| To be done |
Write out the listing below in full and exactly, leaving out every picture.

| Data section |
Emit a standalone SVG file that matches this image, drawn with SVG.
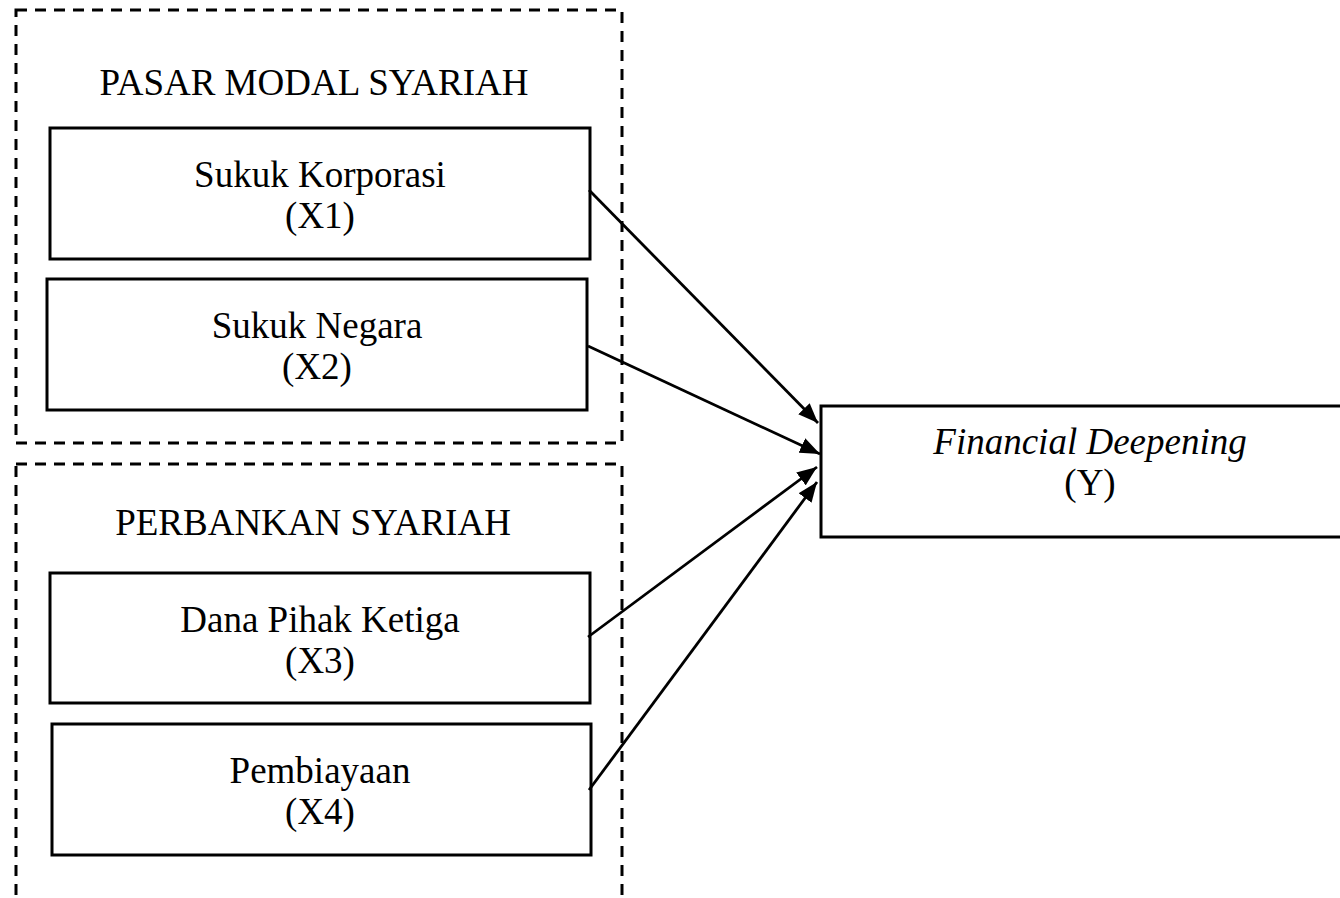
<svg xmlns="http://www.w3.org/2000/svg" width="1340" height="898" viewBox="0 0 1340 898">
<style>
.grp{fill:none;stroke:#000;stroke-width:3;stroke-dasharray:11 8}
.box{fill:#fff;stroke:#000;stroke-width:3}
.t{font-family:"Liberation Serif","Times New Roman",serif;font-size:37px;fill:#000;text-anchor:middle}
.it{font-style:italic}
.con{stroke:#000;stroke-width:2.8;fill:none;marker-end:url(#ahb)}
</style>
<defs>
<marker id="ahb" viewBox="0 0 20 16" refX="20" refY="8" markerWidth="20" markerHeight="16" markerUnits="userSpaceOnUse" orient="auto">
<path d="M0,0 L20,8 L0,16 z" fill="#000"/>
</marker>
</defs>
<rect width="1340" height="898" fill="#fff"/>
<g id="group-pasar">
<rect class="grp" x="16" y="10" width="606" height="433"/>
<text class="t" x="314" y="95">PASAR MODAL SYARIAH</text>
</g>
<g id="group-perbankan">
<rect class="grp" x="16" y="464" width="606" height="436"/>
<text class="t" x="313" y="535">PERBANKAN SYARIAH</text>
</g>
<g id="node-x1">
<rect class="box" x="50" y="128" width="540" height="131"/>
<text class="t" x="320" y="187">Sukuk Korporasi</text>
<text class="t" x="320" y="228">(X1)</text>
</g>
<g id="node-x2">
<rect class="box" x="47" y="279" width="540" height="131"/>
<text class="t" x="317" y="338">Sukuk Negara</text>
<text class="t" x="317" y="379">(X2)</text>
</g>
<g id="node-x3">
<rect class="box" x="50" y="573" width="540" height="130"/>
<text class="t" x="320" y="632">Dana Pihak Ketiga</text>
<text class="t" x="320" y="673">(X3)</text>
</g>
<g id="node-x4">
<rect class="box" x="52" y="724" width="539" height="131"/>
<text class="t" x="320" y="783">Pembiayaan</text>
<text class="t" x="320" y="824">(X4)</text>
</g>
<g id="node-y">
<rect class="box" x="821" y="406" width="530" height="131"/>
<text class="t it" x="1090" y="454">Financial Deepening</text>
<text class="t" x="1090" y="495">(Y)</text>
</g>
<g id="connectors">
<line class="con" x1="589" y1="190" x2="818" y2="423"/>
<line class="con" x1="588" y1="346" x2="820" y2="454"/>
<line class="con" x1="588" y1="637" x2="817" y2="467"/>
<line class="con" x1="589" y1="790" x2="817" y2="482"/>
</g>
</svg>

| Answer for the task |
Emit a standalone SVG file that matches this image, drawn with SVG.
<svg xmlns="http://www.w3.org/2000/svg" width="1340" height="898" viewBox="0 0 1340 898">
<style>
.grp{fill:none;stroke:#000;stroke-width:3;stroke-dasharray:11 8}
.box{fill:#fff;stroke:#000;stroke-width:3}
.t{font-family:"Liberation Serif","Times New Roman",serif;font-size:37px;fill:#000;text-anchor:middle}
.it{font-style:italic}
.con{stroke:#000;stroke-width:2.8;fill:none;marker-end:url(#ahb)}
</style>
<defs>
<marker id="ahb" viewBox="0 0 20 16" refX="20" refY="8" markerWidth="20" markerHeight="16" markerUnits="userSpaceOnUse" orient="auto">
<path d="M0,0 L20,8 L0,16 z" fill="#000"/>
</marker>
</defs>
<rect width="1340" height="898" fill="#fff"/>
<g id="group-pasar">
<rect class="grp" x="16" y="10" width="606" height="433"/>
<text class="t" x="314" y="95">PASAR MODAL SYARIAH</text>
</g>
<g id="group-perbankan">
<rect class="grp" x="16" y="464" width="606" height="436"/>
<text class="t" x="313" y="535">PERBANKAN SYARIAH</text>
</g>
<g id="node-x1">
<rect class="box" x="50" y="128" width="540" height="131"/>
<text class="t" x="320" y="187">Sukuk Korporasi</text>
<text class="t" x="320" y="228">(X1)</text>
</g>
<g id="node-x2">
<rect class="box" x="47" y="279" width="540" height="131"/>
<text class="t" x="317" y="338">Sukuk Negara</text>
<text class="t" x="317" y="379">(X2)</text>
</g>
<g id="node-x3">
<rect class="box" x="50" y="573" width="540" height="130"/>
<text class="t" x="320" y="632">Dana Pihak Ketiga</text>
<text class="t" x="320" y="673">(X3)</text>
</g>
<g id="node-x4">
<rect class="box" x="52" y="724" width="539" height="131"/>
<text class="t" x="320" y="783">Pembiayaan</text>
<text class="t" x="320" y="824">(X4)</text>
</g>
<g id="node-y">
<rect class="box" x="821" y="406" width="530" height="131"/>
<text class="t it" x="1090" y="454">Financial Deepening</text>
<text class="t" x="1090" y="495">(Y)</text>
</g>
<g id="connectors">
<line class="con" x1="589" y1="190" x2="818" y2="423"/>
<line class="con" x1="588" y1="346" x2="820" y2="454"/>
<line class="con" x1="588" y1="637" x2="817" y2="467"/>
<line class="con" x1="589" y1="790" x2="817" y2="482"/>
</g>
</svg>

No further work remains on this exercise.